Begin Listed entries

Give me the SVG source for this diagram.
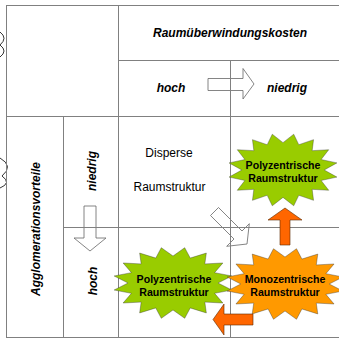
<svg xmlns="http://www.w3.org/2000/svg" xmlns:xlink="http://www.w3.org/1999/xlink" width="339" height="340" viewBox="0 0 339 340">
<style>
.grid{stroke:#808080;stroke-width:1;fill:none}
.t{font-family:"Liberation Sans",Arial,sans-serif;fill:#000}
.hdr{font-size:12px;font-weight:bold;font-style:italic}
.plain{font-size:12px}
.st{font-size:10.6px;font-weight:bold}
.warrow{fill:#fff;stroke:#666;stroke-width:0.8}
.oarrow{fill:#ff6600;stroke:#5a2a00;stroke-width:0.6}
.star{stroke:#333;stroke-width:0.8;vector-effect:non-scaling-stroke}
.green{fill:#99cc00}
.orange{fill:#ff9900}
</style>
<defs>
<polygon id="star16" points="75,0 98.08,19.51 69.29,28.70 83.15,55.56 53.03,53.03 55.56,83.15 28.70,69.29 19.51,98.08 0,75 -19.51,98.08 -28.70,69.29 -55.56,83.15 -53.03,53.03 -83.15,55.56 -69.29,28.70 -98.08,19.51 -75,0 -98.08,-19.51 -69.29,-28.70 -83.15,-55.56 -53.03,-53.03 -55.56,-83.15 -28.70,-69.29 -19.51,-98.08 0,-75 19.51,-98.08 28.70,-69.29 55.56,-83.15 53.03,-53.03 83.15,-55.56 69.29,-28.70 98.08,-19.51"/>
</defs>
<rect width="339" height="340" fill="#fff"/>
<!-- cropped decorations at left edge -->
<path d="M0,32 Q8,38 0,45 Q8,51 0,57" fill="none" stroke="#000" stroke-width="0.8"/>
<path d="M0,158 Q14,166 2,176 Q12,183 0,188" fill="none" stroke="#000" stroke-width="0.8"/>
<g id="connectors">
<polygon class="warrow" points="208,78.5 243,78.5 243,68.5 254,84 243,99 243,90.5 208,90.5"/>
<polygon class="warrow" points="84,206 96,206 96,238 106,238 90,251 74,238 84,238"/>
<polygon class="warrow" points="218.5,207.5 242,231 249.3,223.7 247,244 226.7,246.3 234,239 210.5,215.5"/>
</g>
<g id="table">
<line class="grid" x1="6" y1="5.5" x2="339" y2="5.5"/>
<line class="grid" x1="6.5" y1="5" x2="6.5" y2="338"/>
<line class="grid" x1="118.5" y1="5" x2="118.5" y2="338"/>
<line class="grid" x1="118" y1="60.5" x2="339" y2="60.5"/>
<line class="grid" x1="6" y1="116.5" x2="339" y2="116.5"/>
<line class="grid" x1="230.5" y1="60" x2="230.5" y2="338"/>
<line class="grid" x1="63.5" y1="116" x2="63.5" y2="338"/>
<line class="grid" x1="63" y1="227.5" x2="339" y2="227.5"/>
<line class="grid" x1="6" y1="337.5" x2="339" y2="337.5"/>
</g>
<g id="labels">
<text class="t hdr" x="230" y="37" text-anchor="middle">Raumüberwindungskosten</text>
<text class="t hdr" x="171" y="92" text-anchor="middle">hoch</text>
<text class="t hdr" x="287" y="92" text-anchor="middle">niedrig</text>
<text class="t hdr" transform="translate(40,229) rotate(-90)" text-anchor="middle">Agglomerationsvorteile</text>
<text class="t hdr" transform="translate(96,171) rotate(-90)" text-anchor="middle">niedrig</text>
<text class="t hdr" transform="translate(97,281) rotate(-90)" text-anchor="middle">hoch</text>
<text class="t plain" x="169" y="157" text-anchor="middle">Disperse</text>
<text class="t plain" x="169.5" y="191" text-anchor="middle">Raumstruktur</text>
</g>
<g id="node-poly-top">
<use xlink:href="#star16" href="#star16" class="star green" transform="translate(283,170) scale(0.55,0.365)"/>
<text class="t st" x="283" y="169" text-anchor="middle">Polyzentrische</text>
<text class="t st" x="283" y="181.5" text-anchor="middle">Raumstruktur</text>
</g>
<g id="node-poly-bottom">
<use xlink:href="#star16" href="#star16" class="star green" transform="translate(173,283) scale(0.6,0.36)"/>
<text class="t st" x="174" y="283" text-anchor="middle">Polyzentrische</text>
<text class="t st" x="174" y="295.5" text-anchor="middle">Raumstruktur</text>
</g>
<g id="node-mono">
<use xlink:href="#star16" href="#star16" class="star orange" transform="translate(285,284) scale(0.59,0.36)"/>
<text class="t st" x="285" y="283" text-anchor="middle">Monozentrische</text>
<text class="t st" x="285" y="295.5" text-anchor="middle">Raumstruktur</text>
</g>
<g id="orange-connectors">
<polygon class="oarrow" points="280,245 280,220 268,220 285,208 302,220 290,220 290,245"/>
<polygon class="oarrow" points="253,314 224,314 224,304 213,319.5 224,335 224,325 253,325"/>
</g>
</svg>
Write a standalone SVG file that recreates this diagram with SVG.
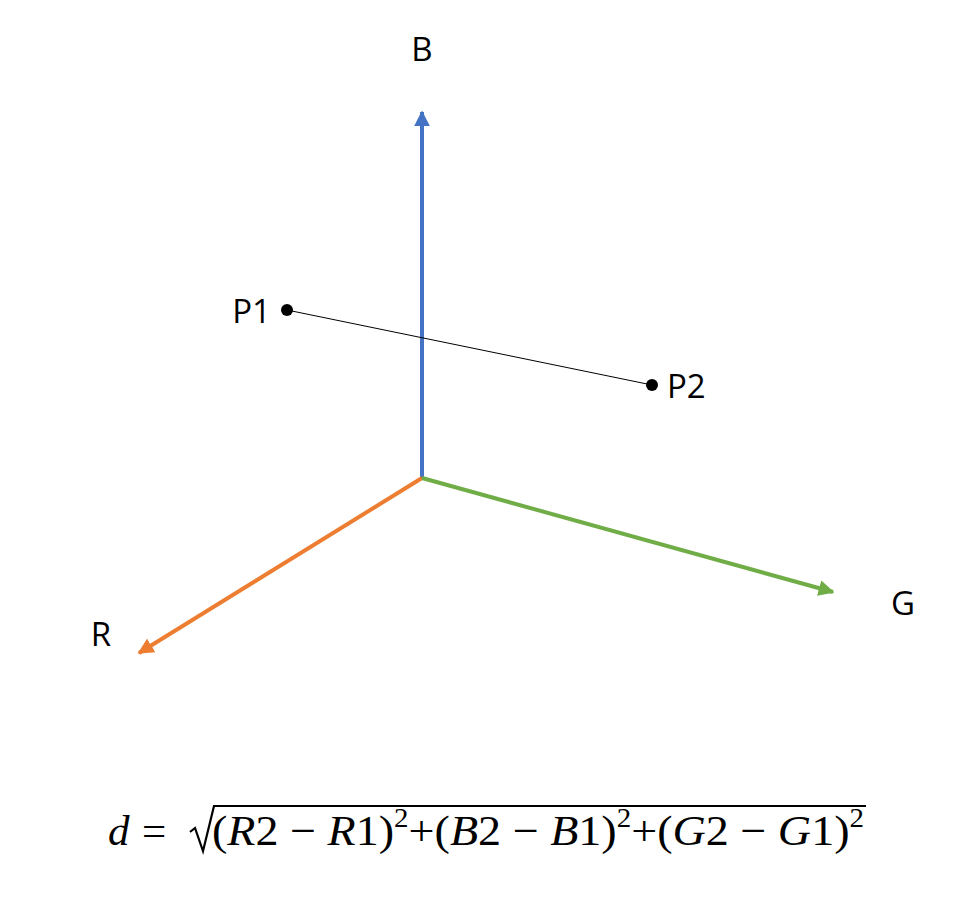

End Listed entries

• Goal: Write the material out again exactly as it appears, dropping the pictures.

• Answer to the problem:
Give me the SVG source for this diagram.
<svg xmlns="http://www.w3.org/2000/svg" xmlns:xlink="http://www.w3.org/1999/xlink" width="339" height="340" viewBox="0 0 339 340">
<style>
.grid{stroke:#808080;stroke-width:1;fill:none}
.t{font-family:"Liberation Sans",Arial,sans-serif;fill:#000}
.hdr{font-size:12px;font-weight:bold;font-style:italic}
.plain{font-size:12px}
.st{font-size:10.6px;font-weight:bold}
.warrow{fill:#fff;stroke:#666;stroke-width:0.8}
.oarrow{fill:#ff6600;stroke:#5a2a00;stroke-width:0.6}
.star{stroke:#333;stroke-width:0.8;vector-effect:non-scaling-stroke}
.green{fill:#99cc00}
.orange{fill:#ff9900}
</style>
<defs>
<polygon id="star16" points="75,0 98.08,19.51 69.29,28.70 83.15,55.56 53.03,53.03 55.56,83.15 28.70,69.29 19.51,98.08 0,75 -19.51,98.08 -28.70,69.29 -55.56,83.15 -53.03,53.03 -83.15,55.56 -69.29,28.70 -98.08,19.51 -75,0 -98.08,-19.51 -69.29,-28.70 -83.15,-55.56 -53.03,-53.03 -55.56,-83.15 -28.70,-69.29 -19.51,-98.08 0,-75 19.51,-98.08 28.70,-69.29 55.56,-83.15 53.03,-53.03 83.15,-55.56 69.29,-28.70 98.08,-19.51"/>
</defs>
<rect width="339" height="340" fill="#fff"/>
<!-- cropped decorations at left edge -->
<path d="M0,32 Q8,38 0,45 Q8,51 0,57" fill="none" stroke="#000" stroke-width="0.8"/>
<path d="M0,158 Q14,166 2,176 Q12,183 0,188" fill="none" stroke="#000" stroke-width="0.8"/>
<g id="connectors">
<polygon class="warrow" points="208,78.5 243,78.5 243,68.5 254,84 243,99 243,90.5 208,90.5"/>
<polygon class="warrow" points="84,206 96,206 96,238 106,238 90,251 74,238 84,238"/>
<polygon class="warrow" points="218.5,207.5 242,231 249.3,223.7 247,244 226.7,246.3 234,239 210.5,215.5"/>
</g>
<g id="table">
<line class="grid" x1="6" y1="5.5" x2="339" y2="5.5"/>
<line class="grid" x1="6.5" y1="5" x2="6.5" y2="338"/>
<line class="grid" x1="118.5" y1="5" x2="118.5" y2="338"/>
<line class="grid" x1="118" y1="60.5" x2="339" y2="60.5"/>
<line class="grid" x1="6" y1="116.5" x2="339" y2="116.5"/>
<line class="grid" x1="230.5" y1="60" x2="230.5" y2="338"/>
<line class="grid" x1="63.5" y1="116" x2="63.5" y2="338"/>
<line class="grid" x1="63" y1="227.5" x2="339" y2="227.5"/>
<line class="grid" x1="6" y1="337.5" x2="339" y2="337.5"/>
</g>
<g id="labels">
<text class="t hdr" x="230" y="37" text-anchor="middle">Raumüberwindungskosten</text>
<text class="t hdr" x="171" y="92" text-anchor="middle">hoch</text>
<text class="t hdr" x="287" y="92" text-anchor="middle">niedrig</text>
<text class="t hdr" transform="translate(40,229) rotate(-90)" text-anchor="middle">Agglomerationsvorteile</text>
<text class="t hdr" transform="translate(96,171) rotate(-90)" text-anchor="middle">niedrig</text>
<text class="t hdr" transform="translate(97,281) rotate(-90)" text-anchor="middle">hoch</text>
<text class="t plain" x="169" y="157" text-anchor="middle">Disperse</text>
<text class="t plain" x="169.5" y="191" text-anchor="middle">Raumstruktur</text>
</g>
<g id="node-poly-top">
<use xlink:href="#star16" href="#star16" class="star green" transform="translate(283,170) scale(0.55,0.365)"/>
<text class="t st" x="283" y="169" text-anchor="middle">Polyzentrische</text>
<text class="t st" x="283" y="181.5" text-anchor="middle">Raumstruktur</text>
</g>
<g id="node-poly-bottom">
<use xlink:href="#star16" href="#star16" class="star green" transform="translate(173,283) scale(0.6,0.36)"/>
<text class="t st" x="174" y="283" text-anchor="middle">Polyzentrische</text>
<text class="t st" x="174" y="295.5" text-anchor="middle">Raumstruktur</text>
</g>
<g id="node-mono">
<use xlink:href="#star16" href="#star16" class="star orange" transform="translate(285,284) scale(0.59,0.36)"/>
<text class="t st" x="285" y="283" text-anchor="middle">Monozentrische</text>
<text class="t st" x="285" y="295.5" text-anchor="middle">Raumstruktur</text>
</g>
<g id="orange-connectors">
<polygon class="oarrow" points="280,245 280,220 268,220 285,208 302,220 290,220 290,245"/>
<polygon class="oarrow" points="253,314 224,314 224,304 213,319.5 224,335 224,325 253,325"/>
</g>
</svg>
Write a standalone SVG file that recreates this diagram with SVG.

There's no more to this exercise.